**DATASET EXTRACT:**
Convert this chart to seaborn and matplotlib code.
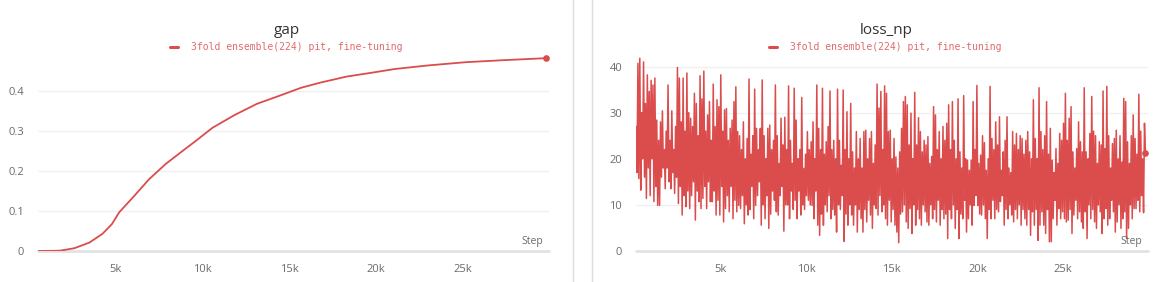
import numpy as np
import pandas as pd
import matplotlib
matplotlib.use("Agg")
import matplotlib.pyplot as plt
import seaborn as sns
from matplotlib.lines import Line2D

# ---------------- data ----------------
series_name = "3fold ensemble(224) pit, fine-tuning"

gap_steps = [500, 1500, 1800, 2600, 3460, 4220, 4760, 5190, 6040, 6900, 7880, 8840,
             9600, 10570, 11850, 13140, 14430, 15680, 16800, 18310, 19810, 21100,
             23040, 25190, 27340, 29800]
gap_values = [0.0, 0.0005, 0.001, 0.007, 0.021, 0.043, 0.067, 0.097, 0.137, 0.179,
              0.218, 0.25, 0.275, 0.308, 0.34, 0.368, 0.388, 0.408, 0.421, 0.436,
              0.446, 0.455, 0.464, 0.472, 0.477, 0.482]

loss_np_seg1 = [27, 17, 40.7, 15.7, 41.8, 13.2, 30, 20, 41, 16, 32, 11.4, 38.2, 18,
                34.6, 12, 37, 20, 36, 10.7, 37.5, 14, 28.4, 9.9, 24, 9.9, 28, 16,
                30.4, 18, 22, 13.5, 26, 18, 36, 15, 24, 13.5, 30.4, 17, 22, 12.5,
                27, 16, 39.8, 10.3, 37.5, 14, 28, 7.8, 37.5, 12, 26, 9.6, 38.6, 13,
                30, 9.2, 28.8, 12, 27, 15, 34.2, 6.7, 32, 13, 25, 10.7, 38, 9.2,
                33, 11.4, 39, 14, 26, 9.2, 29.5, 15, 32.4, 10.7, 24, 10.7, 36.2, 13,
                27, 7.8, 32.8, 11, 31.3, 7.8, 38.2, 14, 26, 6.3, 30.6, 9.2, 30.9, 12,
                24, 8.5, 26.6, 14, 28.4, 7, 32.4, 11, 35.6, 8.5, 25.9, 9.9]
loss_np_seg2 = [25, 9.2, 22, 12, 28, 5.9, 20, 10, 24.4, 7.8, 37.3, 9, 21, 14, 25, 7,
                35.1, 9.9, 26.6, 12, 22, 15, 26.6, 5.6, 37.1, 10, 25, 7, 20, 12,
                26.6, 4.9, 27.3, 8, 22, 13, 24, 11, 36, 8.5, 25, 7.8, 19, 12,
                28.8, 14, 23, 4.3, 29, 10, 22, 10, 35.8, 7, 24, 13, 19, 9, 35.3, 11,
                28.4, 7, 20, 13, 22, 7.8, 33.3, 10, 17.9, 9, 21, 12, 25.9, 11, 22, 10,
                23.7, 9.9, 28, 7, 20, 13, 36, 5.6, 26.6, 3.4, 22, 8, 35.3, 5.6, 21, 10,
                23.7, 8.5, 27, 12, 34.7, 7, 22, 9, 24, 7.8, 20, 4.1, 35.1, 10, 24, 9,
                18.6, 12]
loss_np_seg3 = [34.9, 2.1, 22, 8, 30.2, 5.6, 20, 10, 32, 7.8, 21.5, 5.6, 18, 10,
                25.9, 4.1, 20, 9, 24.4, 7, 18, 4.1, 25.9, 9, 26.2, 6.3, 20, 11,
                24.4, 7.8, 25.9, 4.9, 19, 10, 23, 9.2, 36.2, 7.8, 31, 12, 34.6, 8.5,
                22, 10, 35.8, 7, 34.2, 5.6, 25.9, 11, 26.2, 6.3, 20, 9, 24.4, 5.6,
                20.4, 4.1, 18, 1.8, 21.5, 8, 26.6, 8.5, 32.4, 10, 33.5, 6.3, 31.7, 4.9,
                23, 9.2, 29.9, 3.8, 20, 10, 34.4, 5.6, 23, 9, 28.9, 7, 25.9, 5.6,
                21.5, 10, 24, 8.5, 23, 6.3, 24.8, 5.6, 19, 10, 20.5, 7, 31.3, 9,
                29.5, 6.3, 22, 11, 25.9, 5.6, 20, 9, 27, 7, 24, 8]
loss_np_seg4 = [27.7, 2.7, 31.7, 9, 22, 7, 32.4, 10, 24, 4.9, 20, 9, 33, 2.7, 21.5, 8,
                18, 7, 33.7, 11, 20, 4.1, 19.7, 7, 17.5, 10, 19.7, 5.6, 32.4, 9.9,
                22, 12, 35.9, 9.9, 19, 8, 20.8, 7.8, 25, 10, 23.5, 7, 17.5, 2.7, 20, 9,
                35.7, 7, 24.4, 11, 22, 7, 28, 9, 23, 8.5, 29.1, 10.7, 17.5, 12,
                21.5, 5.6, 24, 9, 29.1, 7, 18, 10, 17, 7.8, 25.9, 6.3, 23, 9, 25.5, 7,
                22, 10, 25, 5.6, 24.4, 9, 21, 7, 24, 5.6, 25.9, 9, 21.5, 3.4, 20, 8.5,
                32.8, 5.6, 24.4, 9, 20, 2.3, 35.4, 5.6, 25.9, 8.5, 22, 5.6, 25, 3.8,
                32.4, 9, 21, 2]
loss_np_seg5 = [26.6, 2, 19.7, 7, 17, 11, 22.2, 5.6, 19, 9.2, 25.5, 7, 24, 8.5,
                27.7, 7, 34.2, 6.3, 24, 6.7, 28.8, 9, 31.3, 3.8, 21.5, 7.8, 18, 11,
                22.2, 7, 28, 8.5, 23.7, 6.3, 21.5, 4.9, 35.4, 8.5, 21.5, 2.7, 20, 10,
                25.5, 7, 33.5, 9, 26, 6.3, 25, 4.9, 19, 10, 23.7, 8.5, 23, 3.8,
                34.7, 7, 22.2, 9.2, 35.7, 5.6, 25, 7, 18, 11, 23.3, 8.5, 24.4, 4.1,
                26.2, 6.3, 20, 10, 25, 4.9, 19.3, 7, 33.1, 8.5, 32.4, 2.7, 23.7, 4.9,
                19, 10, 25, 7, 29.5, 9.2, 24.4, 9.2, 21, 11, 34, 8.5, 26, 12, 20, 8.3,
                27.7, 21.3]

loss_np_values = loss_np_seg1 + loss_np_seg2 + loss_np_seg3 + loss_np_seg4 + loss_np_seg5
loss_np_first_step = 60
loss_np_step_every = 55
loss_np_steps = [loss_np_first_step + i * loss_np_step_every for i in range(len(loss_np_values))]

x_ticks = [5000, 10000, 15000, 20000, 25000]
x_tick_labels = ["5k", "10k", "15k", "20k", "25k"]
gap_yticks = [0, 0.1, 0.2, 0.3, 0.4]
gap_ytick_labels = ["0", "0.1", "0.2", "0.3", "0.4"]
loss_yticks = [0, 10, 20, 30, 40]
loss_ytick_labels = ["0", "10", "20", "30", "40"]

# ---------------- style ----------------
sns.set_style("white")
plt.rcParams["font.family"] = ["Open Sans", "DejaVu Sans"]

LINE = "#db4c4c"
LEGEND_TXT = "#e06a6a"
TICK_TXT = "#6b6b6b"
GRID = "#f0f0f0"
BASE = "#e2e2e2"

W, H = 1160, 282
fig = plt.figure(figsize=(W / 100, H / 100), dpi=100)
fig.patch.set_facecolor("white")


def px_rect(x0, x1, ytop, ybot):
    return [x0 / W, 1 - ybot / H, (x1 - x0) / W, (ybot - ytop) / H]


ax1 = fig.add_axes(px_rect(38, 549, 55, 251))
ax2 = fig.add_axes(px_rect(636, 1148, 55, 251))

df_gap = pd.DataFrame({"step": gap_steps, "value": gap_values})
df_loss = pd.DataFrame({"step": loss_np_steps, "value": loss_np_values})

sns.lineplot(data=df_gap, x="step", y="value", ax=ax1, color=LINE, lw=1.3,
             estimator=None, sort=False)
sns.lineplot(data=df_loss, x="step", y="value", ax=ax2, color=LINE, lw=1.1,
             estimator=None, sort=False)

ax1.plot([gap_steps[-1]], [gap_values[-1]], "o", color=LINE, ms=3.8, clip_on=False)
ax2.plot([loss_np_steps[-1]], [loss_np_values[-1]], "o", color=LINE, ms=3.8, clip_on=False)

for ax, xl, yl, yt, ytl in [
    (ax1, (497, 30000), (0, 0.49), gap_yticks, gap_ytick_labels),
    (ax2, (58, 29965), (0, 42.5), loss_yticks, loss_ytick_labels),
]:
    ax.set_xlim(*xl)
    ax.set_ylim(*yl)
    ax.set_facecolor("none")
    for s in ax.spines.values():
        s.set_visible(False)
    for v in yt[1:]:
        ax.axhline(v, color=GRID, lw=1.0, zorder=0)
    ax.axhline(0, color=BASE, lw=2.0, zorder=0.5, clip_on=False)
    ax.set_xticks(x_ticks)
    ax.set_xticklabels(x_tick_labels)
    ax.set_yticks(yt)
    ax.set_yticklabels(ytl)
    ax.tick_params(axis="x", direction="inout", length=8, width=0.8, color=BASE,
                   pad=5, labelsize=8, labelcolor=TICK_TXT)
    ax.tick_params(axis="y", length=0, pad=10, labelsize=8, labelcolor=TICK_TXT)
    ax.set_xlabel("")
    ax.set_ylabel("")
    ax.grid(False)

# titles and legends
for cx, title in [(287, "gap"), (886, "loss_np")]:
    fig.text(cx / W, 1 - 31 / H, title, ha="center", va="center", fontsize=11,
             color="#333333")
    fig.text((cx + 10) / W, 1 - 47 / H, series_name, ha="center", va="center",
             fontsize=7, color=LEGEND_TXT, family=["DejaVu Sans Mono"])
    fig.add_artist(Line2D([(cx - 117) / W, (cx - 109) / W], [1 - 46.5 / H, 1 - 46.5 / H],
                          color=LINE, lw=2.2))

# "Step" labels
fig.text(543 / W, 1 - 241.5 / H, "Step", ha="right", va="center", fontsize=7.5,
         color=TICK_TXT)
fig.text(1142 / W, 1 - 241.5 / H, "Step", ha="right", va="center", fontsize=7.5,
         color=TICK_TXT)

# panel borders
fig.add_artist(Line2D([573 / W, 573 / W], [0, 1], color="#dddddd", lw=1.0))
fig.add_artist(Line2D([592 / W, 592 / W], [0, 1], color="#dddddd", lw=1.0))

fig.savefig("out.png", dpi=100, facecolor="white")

**PROBLEM TO WORK ON:** Please take the lines from the beginning of the data above through the line holding "0.446, 0.455, 0.464, 0.472, 0.477, 0.482]" and transcribe them exactly, without any pictures.

**PROBLEM SOLUTION:**
Convert this chart to seaborn and matplotlib code.
import numpy as np
import pandas as pd
import matplotlib
matplotlib.use("Agg")
import matplotlib.pyplot as plt
import seaborn as sns
from matplotlib.lines import Line2D

# ---------------- data ----------------
series_name = "3fold ensemble(224) pit, fine-tuning"

gap_steps = [500, 1500, 1800, 2600, 3460, 4220, 4760, 5190, 6040, 6900, 7880, 8840,
             9600, 10570, 11850, 13140, 14430, 15680, 16800, 18310, 19810, 21100,
             23040, 25190, 27340, 29800]
gap_values = [0.0, 0.0005, 0.001, 0.007, 0.021, 0.043, 0.067, 0.097, 0.137, 0.179,
              0.218, 0.25, 0.275, 0.308, 0.34, 0.368, 0.388, 0.408, 0.421, 0.436,
              0.446, 0.455, 0.464, 0.472, 0.477, 0.482]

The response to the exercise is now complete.